Four domains — the two data domains carry the most weight (30–35% each), with environment setup and Unity Catalog governance at 15–20% each. Every summary below is paraphrased from the official skills outline; the bullet-level objectives in Azure Mastery are tagged so you always know which domain you're being tested on.
Set up and configure an Azure Databricks environment15–20%
The platform-setup domain. Selecting and configuring compute — job, serverless, warehouse, classic, and shared — with performance settings (CPU, node count, autoscaling, termination, pooling) and feature settings (Photon acceleration, runtime/Spark version, machine learning); installing libraries and setting compute access permissions; and creating and organising Unity Catalog objects — catalogs, schemas, volumes, tables, views, and materialized views — plus foreign catalogs, DDL on managed and external tables, and AI/BI Genie instructions.
Secure and govern Unity Catalog objects15–20%
The governance domain. Granting privileges to principals (users, service principals, groups); implementing table-, column-, and row-level security; reading Azure Key Vault secrets and authenticating with service principals and managed identities; and governing with table and column descriptions for discovery, ABAC tags and policies, row filters and column masks, data-retention policies, data lineage in Catalog Explorer, audit logging, and a secure Delta Sharing strategy.

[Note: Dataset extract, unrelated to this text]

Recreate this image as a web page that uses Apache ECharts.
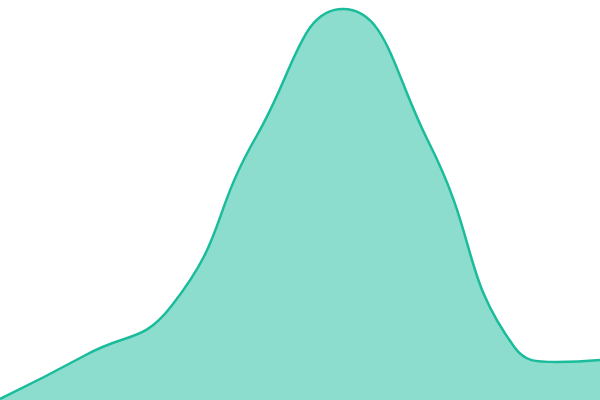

Prepare and process data30–35%
The hands-on heart of the exam. Modelling data in Unity Catalog — ingestion logic, table formats (Delta, Parquet, JSON, Iceberg), partitioning, SCD types, temporal history tables, and clustering (liquid clustering, Z-ordering, deletion vectors); ingesting batch and streaming data with Lakeflow Connect, Auto Loader, notebooks, CTAS, COPY INTO, CDC feeds, Spark Structured Streaming, and Azure Event Hubs; cleansing and transforming with joins, aggregation, pivoting, and merge/insert/append; and enforcing data-quality constraints with schema enforcement and pipeline expectations.
Deploy and maintain data pipelines and workloads30–35%
The operations domain. Designing pipelines and choosing between notebooks and Lakeflow Spark Declarative Pipelines; implementing Lakeflow Jobs with triggers, schedules, alerts, and automatic restarts; applying development-lifecycle practices — Git branching and pull requests, testing strategies, and Databricks Asset Bundles deployed via CLI or REST; and monitoring, troubleshooting, and optimising — cluster cost, Spark skew, spilling, shuffle issues via the DAG and Spark UI, OPTIMIZE and VACUUM, and log streaming with Azure Monitor.